Le mot « nymphette », dont la plupart des dictionnaires français
reconnaissent qu’il a été réintroduit dans la langue française par le
roman de Nabokov, était utilisé en France jusqu’au début du XVIIe
siècle. On le trouve, par exemple, dans Les Amours de Ronsard :
Petite Nymphe folâtre,
Nymphette que j’idolâtre,
Ma mignonne, dont les yeux
Logent mon pis et mon mieux ;
Ma doucette, ma sucrée,
Ma Grâce, ma Cythérée,
Tu me dois pour m’apaiser
Mille fois le jour baiser. (Les Amours, Lausanne, Ed. Rencontres, p.
443).
On s’étonne, cependant, que Nabokov ait pu prétendre que l’utilisation
de ce mot dans le titre d’un film français constituait une violation de
ses droits : « c’est moi qui ai inventé ce terme pour le personnage
principal de mon roman Lolita », dit-il avec une certaine assurance dans
une lettre (Lettres choisies, trad. par Christine Raguet-Bouvard, Paris,
Gallimard, 1989, p. 382). Il connaissait et appréciait pourtant Ronsard
qu’il évoque ailleurs dans le roman ; il disait dans le texte qu’il a lu
à Paris dans les années trente, « Mademoiselle 0 », qu’un seul sonnet de
Ronsard valait mieux que tout le théâtre de Corneille et Racine
(Mademoiselle, p. 31).

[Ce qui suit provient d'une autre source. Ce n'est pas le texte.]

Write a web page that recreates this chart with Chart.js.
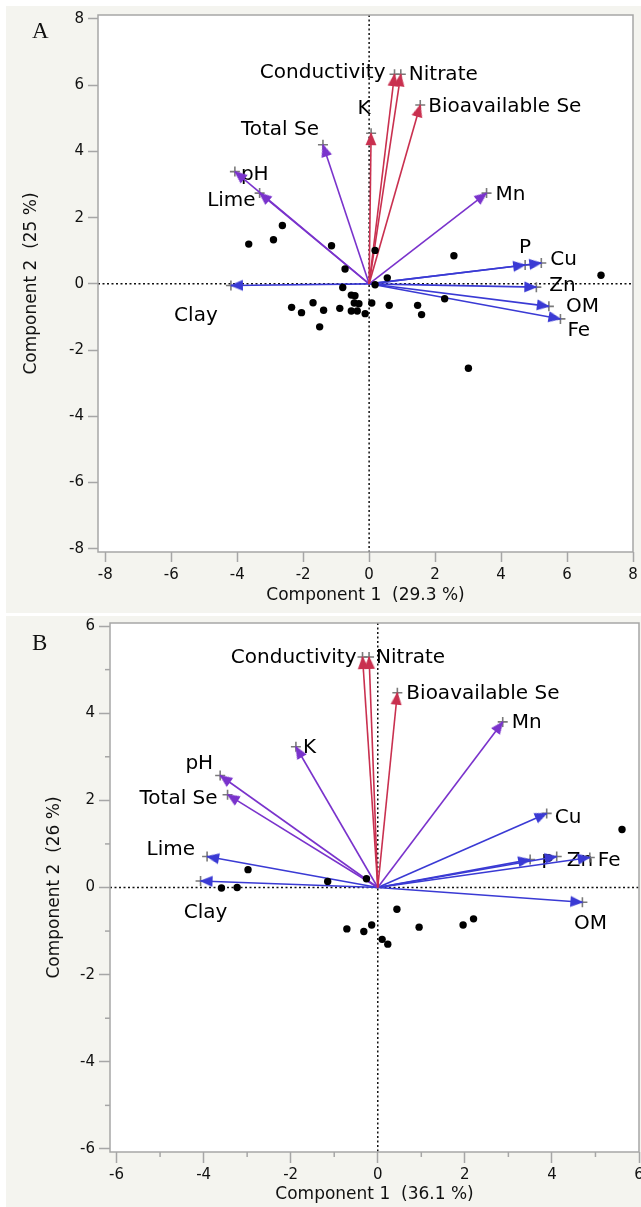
<!DOCTYPE html>
<html><head><meta charset="utf-8">
<script src="https://cdn.jsdelivr.net/npm/chart.js@4.4.1/dist/chart.umd.min.js"></script>
<style>
html,body{margin:0;padding:0;background:#fff;width:641px;height:1207px;overflow:hidden}
.panel{position:absolute;left:6px;width:635px;background:#f4f4ef;overflow:hidden}
#pA{top:6px;height:607px}
#pB{top:616px;height:591px}
.tag{position:absolute;font-family:"Liberation Serif","Times New Roman",serif;font-size:23px;color:#111;line-height:26px}
canvas{position:absolute;left:0;top:0}
</style></head><body>
<div class="panel" id="pA"><canvas id="cA" width="660" height="607"></canvas><div class="tag" style="left:26px;top:12px">A</div></div>
<div class="panel" id="pB"><canvas id="cB" width="660" height="591"></canvas><div class="tag" style="left:26px;top:14px">B</div></div>
<script>
// ---------- Panel A data ----------
const varsA  = ['Conductivity','Nitrate','K','Bioavailable Se','Total Se','pH','Lime','Mn','P','Cu','Zn','OM','Fe','Clay'];
const pc1A   = [0.77, 0.96, 0.06, 1.55, -1.40, -4.07, -3.32, 3.56, 4.73, 5.22, 5.07, 5.45, 5.80, -4.19];
const pc2A   = [6.33, 6.33, 4.55, 5.40, 4.20, 3.39, 2.74, 2.74, 0.57, 0.63, -0.10, -0.68, -1.06, -0.05];
const groupA = ['red','red','red','red','purple','purple','purple','purple','blue','blue','blue','blue','blue','blue'];
const scoreA1 = [-2.63,-3.65,-2.90,-1.14,0.18,2.57,7.03,-0.73,0.55,-0.80,0.18,-0.54,-0.43,-0.45,-0.31,0.08,0.61,1.47,1.59,2.29,-2.35,-2.05,-1.70,-1.38,-0.89,-0.54,-0.36,-0.12,-1.50,3.01];
const scoreA2 = [1.76,1.20,1.33,1.15,1.01,0.85,0.26,0.45,0.18,-0.11,-0.03,-0.34,-0.36,-0.58,-0.60,-0.58,-0.65,-0.65,-0.93,-0.45,-0.71,-0.87,-0.57,-0.80,-0.74,-0.82,-0.82,-0.90,-1.30,-2.55];
const ticksA = [-8,-6,-4,-2,0,2,4,6,8];
const xTitleA = 'Component 1  (29.3 %)';
const yTitleA = 'Component 2  (25 %)';

// ---------- Panel B data ----------
const varsB  = ['Conductivity','Nitrate','Bioavailable Se','Mn','K','pH','Total Se','Cu','Lime','Clay','P','Zn','Fe','OM'];
const pc1B   = [-0.35, -0.20, 0.45, 2.87, -1.88, -3.62, -3.45, 3.88, -3.92, -4.07, 3.50, 4.11, 4.87, 4.70];
const pc2B   = [5.29, 5.29, 4.47, 3.80, 3.23, 2.57, 2.13, 1.70, 0.71, 0.15, 0.64, 0.71, 0.69, -0.34];
const groupB = ['red','red','red','purple','purple','purple','purple','blue','blue','blue','blue','blue','blue','blue'];
const scoreB1 = [5.61,-2.98,-1.15,-0.26,-3.23,-3.59,0.44,-0.71,-0.32,-0.14,0.10,0.23,0.95,1.96,2.20];
const scoreB2 = [1.33,0.41,0.14,0.20,0.00,-0.01,-0.50,-0.95,-1.01,-0.86,-1.19,-1.30,-0.91,-0.86,-0.72];
const ticksB = [-6,-4,-2,0,2,4,6];
const minorTicksB = [-5,-3,-1,1,3,5];
const xTitleB = 'Component 1  (36.1 %)';
const yTitleB = 'Component 2  (26 %)';

// ---------- styles / label placement (pixels relative to arrow tip) ----------
const COLORS = {red:'#c9304f', purple:'#7a33cc', blue:'#3a3ad4'};
const labelPosA = {
  'Conductivity':[-9,-1,'right'], 'Nitrate':[8,1,'left'], 'K':[-7,-24,'center'],
  'Bioavailable Se':[8,2,'left'], 'Total Se':[-4,-15,'right'], 'pH':[6,3,'left'],
  'Lime':[-4,8,'right'], 'Mn':[9,2,'left'], 'P':[0,-17,'center'], 'Cu':[9,-3,'left'],
  'Zn':[13,-1,'left'], 'OM':[17,0,'left'], 'Fe':[7,12,'left'], 'Clay':[-35,30,'center']
};
const labelPosB = {
  'Conductivity':[-6,1,'right'], 'Nitrate':[7,1,'left'], 'Bioavailable Se':[9,1,'left'],
  'Mn':[9,1,'left'], 'K':[7,1,'left'], 'pH':[-7,-12,'right'], 'Total Se':[-10,4,'right'],
  'Cu':[8,4,'left'], 'Lime':[-12,-7,'right'], 'Clay':[5,32,'center'], 'P':[11,3,'left'],
  'Zn':[10,4,'left'], 'Fe':[8,3,'left'], 'OM':[8,21,'center']
};

function arrowImg(color){
  const c = document.createElement('canvas'); c.width = 26; c.height = 26;
  const g = c.getContext('2d'); g.fillStyle = color;
  g.beginPath(); g.moveTo(13,12); g.lineTo(7.5,25); g.lineTo(18.5,25); g.closePath(); g.fill();
  return c;
}
const ARROWS = {red:arrowImg(COLORS.red), purple:arrowImg(COLORS.purple), blue:arrowImg(COLORS.blue)};
const FONT = '"DejaVu Sans", sans-serif';
const FRAME = '#a6a6a6';

function makePlugin(cfg){
  return {
    id:'pca_'+cfg.id,
    beforeDraw(chart){
      const {ctx, chartArea:a} = chart;
      ctx.save(); ctx.fillStyle = '#fff'; ctx.fillRect(a.left, a.top, a.width, a.height); ctx.restore();
    },
    beforeDatasetsDraw(chart){
      const {ctx, chartArea:a, scales:{x, y}} = chart;
      ctx.save();
      ctx.strokeStyle = '#111'; ctx.lineWidth = 1.5; ctx.setLineDash([2,2.5]);
      const x0 = x.getPixelForValue(0), y0 = y.getPixelForValue(0);
      ctx.beginPath(); ctx.moveTo(x0, a.top); ctx.lineTo(x0, a.bottom); ctx.stroke();
      ctx.beginPath(); ctx.moveTo(a.left, y0); ctx.lineTo(a.right, y0); ctx.stroke();
      ctx.setLineDash([]);
      ctx.fillStyle = '#000'; ctx.font = '20px ' + FONT; ctx.textBaseline = 'middle';
      cfg.vars.forEach((v, i) => {
        const p = cfg.labelPos[v];
        ctx.textAlign = p[2];
        ctx.fillText(v, x.getPixelForValue(cfg.pc1[i]) + p[0], y.getPixelForValue(cfg.pc2[i]) + p[1]);
      });
      ctx.restore();
    },
    afterDraw(chart){
      const {ctx, chartArea:a, scales:{x, y}} = chart;
      ctx.save();
      ctx.strokeStyle = FRAME; ctx.lineWidth = 1.5;
      ctx.strokeRect(a.left, a.top, a.width, a.height);
      (cfg.minor || []).forEach(v => {
        const px = x.getPixelForValue(v), py = y.getPixelForValue(v);
        ctx.beginPath(); ctx.moveTo(px, a.bottom); ctx.lineTo(px, a.bottom + 5); ctx.stroke();
        ctx.beginPath(); ctx.moveTo(a.left - 5, py); ctx.lineTo(a.left, py); ctx.stroke();
      });
      ctx.restore();
    }
  };
}

function makeChart(cfg){
  const datasets = [];
  datasets.push({label:'scores', data: cfg.s1.map((v,i)=>({x:v, y:cfg.s2[i]})), showLine:false,
    pointRadius:3.7, pointBackgroundColor:'#000', pointBorderWidth:0, pointHoverRadius:3.7});
  cfg.vars.forEach((v,i)=>{
    const g = cfg.group[i];
    const ang = Math.atan2(cfg.pc1[i], cfg.pc2[i]) * 180 / Math.PI;
    datasets.push({label:v, data:[{x:0,y:0},{x:cfg.pc1[i], y:cfg.pc2[i]}], showLine:true,
      borderColor:COLORS[g], borderWidth:1.6, pointRadius:[0,6], pointHoverRadius:[0,6],
      pointStyle:['circle', ARROWS[g]], rotation:[0, ang], pointBorderWidth:0,
      pointBackgroundColor:COLORS[g]});
  });
  datasets.push({label:'tips', data: cfg.pc1.map((v,i)=>({x:v, y:cfg.pc2[i]})), showLine:false,
    pointStyle:'cross', pointRadius:5, pointBorderColor:'#7a7a7a', pointBorderWidth:1.6, pointHoverRadius:5});
  const tickFont = {family:FONT, size:15};
  const titleFont = {family:FONT, size:17};
  new Chart(document.getElementById(cfg.id), {
    type:'scatter',
    data:{datasets},
    options:{
      responsive:false, animation:false, devicePixelRatio:1, events:[],
      layout:{padding:cfg.padding},
      plugins:{legend:{display:false}, tooltip:{enabled:false}, title:{display:false}},
      scales:{
        x:{type:'linear', position:'bottom', min:cfg.xMin, max:cfg.xMax,
          afterBuildTicks: s => { s.ticks = cfg.ticks.map(v=>({value:v})); },
          afterFit: s => { s.height = cfg.xH; s.paddingLeft = 0; s.paddingRight = 0; },
          grid:{drawOnChartArea:false, drawTicks:true, tickLength:cfg.tickLen, tickColor:FRAME, tickWidth:1.5},
          border:{display:false},
          ticks:{padding:cfg.xTickPad, font:tickFont, color:'#111', autoSkip:false, maxRotation:0, callback:v=>String(v)},
          title:{display:true, text:cfg.xTitle, font:titleFont, color:'#111', padding:{top:0, bottom:cfg.xTitlePad}}
        },
        y:{type:'linear', position:'left', min:cfg.yMin, max:cfg.yMax,
          afterBuildTicks: s => { s.ticks = cfg.ticks.map(v=>({value:v})); },
          afterFit: s => { s.width = cfg.yW; s.paddingTop = 0; s.paddingBottom = 0; },
          grid:{drawOnChartArea:false, drawTicks:true, tickLength:cfg.tickLen, tickColor:FRAME, tickWidth:1.5},
          border:{display:false},
          ticks:{padding:cfg.yTickPad, font:tickFont, color:'#111', autoSkip:false, callback:v=>String(v)},
          title:{display:true, text:cfg.yTitle, font:titleFont, color:'#111', padding:{top:cfg.yTitlePad, bottom:0}}
        }
      }
    },
    plugins:[makePlugin(cfg)]
  });
}

makeChart({id:'cA', vars:varsA, pc1:pc1A, pc2:pc2A, group:groupA, s1:scoreA1, s2:scoreA2,
  ticks:ticksA, minor:[], labelPos:labelPosA, xTitle:xTitleA, yTitle:yTitleA,
  xMin:-8.22, xMax:8.0, yMin:-8.1, yMax:8.12, tickLen:10, xTickPad:4, yTickPad:4,
  xH:61, yW:92, padding:{top:9, right:33, bottom:0, left:0}, xTitlePad:7, yTitlePad:15});

makeChart({id:'cB', vars:varsB, pc1:pc1B, pc2:pc2B, group:groupB, s1:scoreB1, s2:scoreB2,
  ticks:ticksB, minor:minorTicksB, labelPos:labelPosB, xTitle:xTitleB, yTitle:yTitleB,
  xMin:-6.15, xMax:6.0, yMin:-6.07, yMax:6.07, tickLen:11, xTickPad:3, yTickPad:4,
  xH:55, yW:104, padding:{top:7, right:27, bottom:0, left:0}, xTitlePad:2, yTitlePad:38});
</script>
</body></html>
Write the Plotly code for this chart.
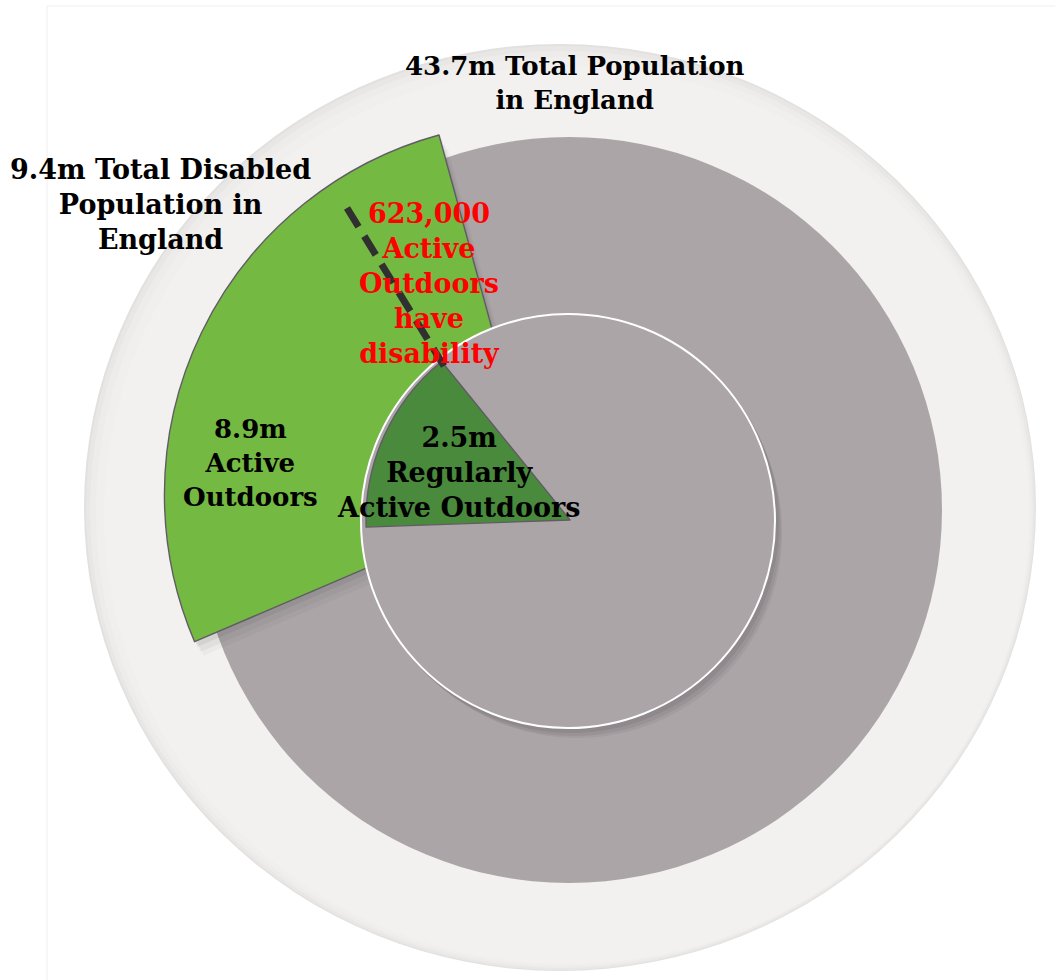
import plotly.graph_objects as go

W, H = 1055, 980

# ---- data ----
ring_labels = ["9.4m Total Disabled Population in England", "Rest of 43.7m population"]
ring_angles = [97.9, 262.1]          # slice sizes (degrees) as drawn
core_labels = ["2.5m Regularly Active Outdoors", "Rest"]
core_angles = [53.0, 307.0]          # slice sizes (degrees) as drawn

title_total = "43.7m Total Population<br>in England"
title_disabled = "9.4m Total Disabled<br>Population in<br>England"
label_active = "8.9m<br>Active<br>Outdoors"
label_regular = "2.5m<br>Regularly<br>Active Outdoors"
label_red = "623,000<br>Active<br>Outdoors<br>have<br>disability"

# ---- styling / geometry ----
GRAY = "#aba5a7"
GREEN = "#74b942"
DGREEN = "#4a8a3c"
EDGE = "#615c64"
CLEAR = "rgba(0,0,0,0)"
FONT = "DejaVu Serif"


def px(x):
    return x / W


def py(y):
    return 1 - y / H


def dom(cx, cy, half):
    return dict(x=[px(cx - half), px(cx + half)], y=[py(cy + half), py(cy - half)])


disk_c, disk_r = (569, 510), 373
pull_frac = 0.094
inner_c, inner_r = (568, 521), 207
core_c, core_r = (570, 520), 204

common = dict(sort=False, textinfo="none", hoverinfo="skip", showlegend=False,
              direction="clockwise")

fig = go.Figure()

# gray population disk
fig.add_trace(go.Pie(values=[1], labels=["43.7m Total Population"],
                     marker=dict(colors=[GRAY], line=dict(width=0)),
                     domain=dom(*disk_c, disk_r), **common))

# soft shadow of the pulled disabled slice
for (dx, dy, a) in [(3, 5, 0.07), (6, 10, 0.05), (9, 14, 0.03)]:
    sc = (disk_c[0] + dx, disk_c[1] + dy)
    fig.add_trace(go.Pie(values=ring_angles, labels=ring_labels,
                         rotation=246.8, pull=[pull_frac, 0],
                         marker=dict(colors=[f"rgba(40,30,35,{a})", CLEAR], line=dict(width=0)),
                         domain=dom(*sc, disk_r * (1 + pull_frac)), **common))

# pulled disabled slice
fig.add_trace(go.Pie(values=ring_angles, labels=ring_labels,
                     rotation=246.8, pull=[pull_frac, 0],
                     marker=dict(colors=[GREEN, CLEAR],
                                 line=dict(color=[EDGE, CLEAR], width=[1.4, 0])),
                     domain=dom(*disk_c, disk_r * (1 + pull_frac)), **common))

# soft shadow under inner circle
for (dx, dy, dr, a) in [(3, 4, 1, 0.10), (6, 8, 0, 0.08), (9, 12, -2, 0.06)]:
    fig.add_trace(go.Pie(values=[1], labels=["shadow"],
                         marker=dict(colors=[f"rgba(50,40,45,{a})"], line=dict(width=0)),
                         domain=dom(inner_c[0] + dx, inner_c[1] + dy, inner_r + dr), **common))

# inner circle
fig.add_trace(go.Pie(values=[1], labels=["inner"],
                     marker=dict(colors=[GRAY], line=dict(color="white", width=2)),
                     domain=dom(*inner_c, inner_r), **common))

# regularly active slice
fig.add_trace(go.Pie(values=core_angles, labels=core_labels, rotation=268,
                     marker=dict(colors=[DGREEN, CLEAR],
                                 line=dict(color=[EDGE, CLEAR], width=[1.4, 0])),
                     domain=dom(*core_c, core_r), **common))

# background ring (light disc with shaded rim)
shapes = []
for (x0, y0, x1, y1, col) in [(84, 44, 1036, 971, "#e2e1df"),
                              (86, 46, 1035, 970, "#e8e7e5"),
                              (90, 51, 1033, 968, "#edecea"),
                              (96, 57, 1031, 966, "#f0efed"),
                              (104, 66, 1029, 964, "#f2f1ef")]:
    shapes.append(dict(type="circle", xref="paper", yref="paper", layer="below",
                       x0=px(x0), x1=px(x1), y0=py(y1), y1=py(y0),
                       fillcolor=col, line=dict(width=0)))
# faint page frame
shapes.append(dict(type="line", xref="paper", yref="paper", layer="below",
                   x0=px(47), x1=px(47), y0=py(980), y1=py(6),
                   line=dict(color="#efefef", width=1)))
shapes.append(dict(type="line", xref="paper", yref="paper", layer="below",
                   x0=px(47), x1=px(1055), y0=py(6), y1=py(6),
                   line=dict(color="#efefef", width=1)))
# dashed pointer line
shapes.append(dict(type="line", xref="paper", yref="paper", layer="above",
                   x0=px(347), y0=py(208), x1=px(444), y1=py(366),
                   line=dict(color="#303030", width=7, dash="22px,11px")))


def ann(text, x, y, size, color="black"):
    return dict(text=f"<b>{text}</b>", x=px(x), y=py(y), xref="paper", yref="paper",
                xanchor="center", yanchor="middle", showarrow=False, align="center",
                font=dict(family=FONT, size=size, color=color))


annotations = [
    ann(title_total, 575, 83, 26),
    ann(title_disabled, 160, 204, 27),
    ann(label_active, 251, 463, 26),
    ann(label_regular, 458, 472, 27),
    ann(label_red, 429, 284, 27, "#ff0000"),
]

fig.update_layout(width=W, height=H, margin=dict(l=0, r=0, t=0, b=0),
                  paper_bgcolor="white", plot_bgcolor="white",
                  shapes=shapes, annotations=annotations, showlegend=False)

fig.write_html("out.html")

Peut-être n’avait-il pas rencontré ce poème qui
figure dans « Les amours diverses ». Le mot apparaît déjà chez
l’écrivain anglais Michael Drayton (1563-1631). Il existe un petit roman
anglais, intitulé Nymphet (1915) écrit par J. L. J. Carter et qui
raconte les amours d’un homme pour deux femmes, une femme adulte et une
fillette de douze ans ; cette dernière facilitera finalement les
relations entre les deux adultes. Emma, la fille du directeur de la
prison dans Invitation au supplice, est la première véritable nymphette
dans l’œuvre nabokovienne, suivie de peu par la fillette anonyme de
L’Enchanteur ; cependant, plusieurs autres personnages préfigurent
Lolita, comme Machenka dans le premier roman, Sonia dans L’Exploit,
Margot dans Rire dans la nuit, Mariette dans Brisure à senestre, de
sorte que l’on peut prétendre que la nymphette constitue le « mythe
personnel » de Nabokov. (Voir Maurice Couturier, « Les scansions du
mythe », in "Lolita", Paris, Autrement, Coll. Figures Mythiques, 1998).